Online sales are capturing an ever-increasing share of the book business.
Consumers increasingly use online searches to check out products they buy offline. But that is not true of book sales....since online book discounters eliminate the need for comparison shopping at brick and mortar book stores. As a result, traditional retailers are spending more on search ads. The estimated average price advertisers paid for a search ad on Google rose 2.5% during the fourth quarter of 2006 from the third quarter or roughly a 10% annualized increase.
For Borders and Barnes & Noble, the new online competition is putting immense stress on their brick and mortar stores' business. After the dot-com bust, Borders transferred its online business to Amazon.com in 2001. Amazon was to operate a new Borders website, keeping all the revenue generated aside from a commission paid to Borders.
Borders was founded by two brothers, Tom and Louis Borders, in 1971 in Ann Arbor, MI. Eventually, that business was acquired in 1992 by Kmart Corp, which married Borders to its Waldenbooks unit. Three years later, Kmart took the two book chains public as the Borders Group. Kmart is no longer a shareholder of the Ann Arbor based company.
But business trends have proved Borders' strategy wrong. While sales at U.S. bookstores have sagged (down 2.9% last year), online book sales have soared. Online retailers in 2006 accounted for 13% of the overall book market, up from 2% in 1998, according to R.R. Bowker LLC, which tracks the book industry.
Borders has been hit hard. The retailer warned in January that fiscal-fourth-quarter earnings would be below its previous forecast of between $1.80 and $2 a share. Borders is expected to announce restructuring plans in the near future. Since hedge fund Pershing Square Capital Management took large stakes in Borders and Barnes & Noble last year, a merger of the two book chains is a possibility.

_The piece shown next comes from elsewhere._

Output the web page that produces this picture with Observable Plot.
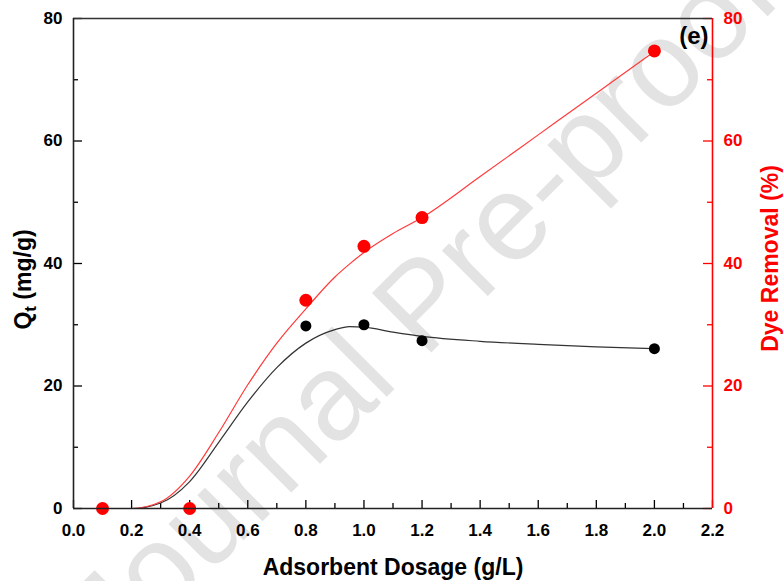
<!DOCTYPE html>
<html>
<head>
<meta charset="utf-8">
<script src="https://cdn.jsdelivr.net/npm/d3@7"></script>
<script src="https://cdn.jsdelivr.net/npm/@observablehq/plot@0.6"></script>
<style>
  html, body { margin: 0; padding: 0; background: #fff; }
  #chart svg { display: block; }
</style>
</head>
<body>
<div id="chart"></div>
<script>
// Measured points
const dosage = [0.1, 0.4, 0.8, 1.0, 1.2, 2.0];
const qtValues = [0, 0, 29.8, 30.0, 27.4, 26.1];
const removalValues = [0, 0, 34.0, 42.8, 47.5, 74.7];

// Fitted curves
const fitX = [0.1, 0.2, 0.3, 0.4, 0.5, 0.6, 0.7, 0.8, 0.9, 0.95, 1.0, 1.1, 1.2, 1.4, 1.6, 1.8, 2.0];
const qtFit = [0, 0, 0.9, 4.4, 10.8, 17.4, 23.0, 27.0, 29.2, 29.7, 29.6, 28.8, 28.1, 27.3, 26.8, 26.4, 26.1];
const removalFit = [0, 0, 1.1, 5.3, 12.4, 20.2, 27.0, 32.6, 37.8, 39.9, 41.8, 44.9, 47.5, 54.2, 61.0, 67.8, 74.6];

// Axis ticks
const xMajor = [0.0, 0.2, 0.4, 0.6, 0.8, 1.0, 1.2, 1.4, 1.6, 1.8, 2.0, 2.2];
const xMinor = [0.1, 0.3, 0.5, 0.7, 0.9, 1.1, 1.3, 1.5, 1.7, 1.9, 2.1];
const yMajor = [0, 20, 40, 60, 80];
const yMinor = [10, 30, 50, 70];

const xLabel = "Adsorbent Dosage (g/L)";
const yLabel = "Qt (mg/g)";
const y2Label = "Dye Removal (%)";
const panelLabel = "(e)";
const watermark = "Journal Pre-proof";

const W = 783, H = 581;
const mL = 73, mR = 71, mT = 18, mB = 73;
const plotW = W - mL - mR, plotH = H - mT - mB;
const RED = "#ff0000";
const FONT = "'Liberation Sans', Arial, sans-serif";

const pts = dosage.map((d, i) => ({x: d, qt: qtValues[i], rem: removalValues[i]}));
const fit = fitX.map((d, i) => ({x: d, qt: qtFit[i], rem: removalFit[i]}));

const chart = Plot.plot({
  width: W, height: H,
  marginLeft: mL, marginRight: mR, marginTop: mT, marginBottom: mB,
  style: {fontFamily: FONT, background: "#fff", overflow: "hidden"},
  x: {domain: [0, 2.2]},
  y: {domain: [0, 80]},
  marks: [
    Plot.text([watermark], {text: d => d, frameAnchor: "middle", dx: 30, dy: 42, rotate: -45,
      textAnchor: "middle", fontSize: 122, fill: "#e3e3e3", fontFamily: FONT}),
    // ticks (inward)
    Plot.ruleY(yMajor, {y: d => d, insetRight: plotW - 9, stroke: "#000", strokeWidth: 1.3}),
    Plot.ruleY(yMinor, {y: d => d, insetRight: plotW - 5, stroke: "#000", strokeWidth: 1.3}),
    Plot.ruleY(yMajor, {y: d => d, insetLeft: plotW - 9, stroke: RED, strokeWidth: 1.3}),
    Plot.ruleY(yMinor, {y: d => d, insetLeft: plotW - 5, stroke: RED, strokeWidth: 1.3}),
    Plot.ruleX(xMajor, {x: d => d, insetTop: plotH - 8, stroke: "#000", strokeWidth: 1.3}),
    Plot.ruleX(xMinor, {x: d => d, insetTop: plotH - 5, stroke: "#000", strokeWidth: 1.3}),
    // axes tick labels
    Plot.axisX({ticks: xMajor, tickSize: 0, tickPadding: 15, tickFormat: d3.format(".1f"),
      fontSize: 17, fontWeight: "bold", label: null, fill: "#000"}),
    Plot.axisY({ticks: yMajor, tickSize: 0, tickPadding: 11, tickFormat: d3.format("d"),
      fontSize: 17, fontWeight: "bold", label: null, fill: "#000"}),
    Plot.axisY({anchor: "right", ticks: yMajor, tickSize: 0, tickPadding: 11, tickFormat: d3.format("d"),
      fontSize: 17, fontWeight: "bold", label: null, fill: RED, color: RED}),
    // curves
    Plot.line(fit, {x: "x", y: "qt", curve: "monotone-x", stroke: "#333", strokeWidth: 1.2}),
    Plot.line(fit, {x: "x", y: "rem", curve: "monotone-x", stroke: "#ff3a3a", strokeWidth: 1.2}),
    // points
    Plot.dot(pts, {x: "x", y: "qt", r: 5.5, fill: "#000"}),
    Plot.dot(pts, {x: "x", y: "rem", r: 6.5, fill: RED}),
    // frame
    Plot.ruleY([80], {stroke: "#333", strokeWidth: 1.6}),
    Plot.ruleX([0], {stroke: "#222", strokeWidth: 1.6}),
    Plot.ruleY([0], {stroke: "#222", strokeWidth: 1.6}),
    Plot.ruleX([2.2], {stroke: RED, strokeWidth: 1.6}),
    // labels
    Plot.text([xLabel], {text: d => d, frameAnchor: "bottom", dy: 66, textAnchor: "middle", lineAnchor: "bottom",
      fontSize: 23, fontWeight: "bold", fill: "#000"}),
    Plot.text([yLabel], {text: d => d, frameAnchor: "left", dx: -50, dy: 16, rotate: -90, textAnchor: "middle",
      fontSize: 23, fontWeight: "bold", fill: "#000"}),
    Plot.text([y2Label], {text: d => d, frameAnchor: "right", dx: 58, dy: -5, rotate: -90, textAnchor: "middle",
      fontSize: 23, fontWeight: "bold", fill: RED}),
    Plot.text([panelLabel], {text: d => d, frameAnchor: "top-right", dx: -4, dy: 8, textAnchor: "end", lineAnchor: "top",
      fontSize: 24, fontWeight: "bold", fill: "#000"})
  ]
});

// subscript for Q_t
chart.querySelectorAll("text").forEach(t => {
  if (t.textContent === yLabel) {
    t.textContent = "";
    const ns = "http://www.w3.org/2000/svg";
    const a = document.createElementNS(ns, "tspan"); a.textContent = "Q";
    const b = document.createElementNS(ns, "tspan"); b.textContent = "t";
    b.setAttribute("font-size", "17"); b.setAttribute("dy", "5");
    const c = document.createElementNS(ns, "tspan"); c.textContent = " (mg/g)"; c.setAttribute("dy", "-5");
    t.append(a, b, c);
  }
});

document.getElementById("chart").append(chart);
</script>
</body>
</html>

Goldman Sachs analysts are skeptical about a buyout of either company, due in part to their soft earning growth. Goldman thinks a merger makes more sense. While a combination will face antitrust scrutiny, in today's global economy that didn't stop appliance rivals Whirlpool and Maytag from linking up last year. So there's precedent to suggest that a Barnes & Noble and Borders merger could win approval.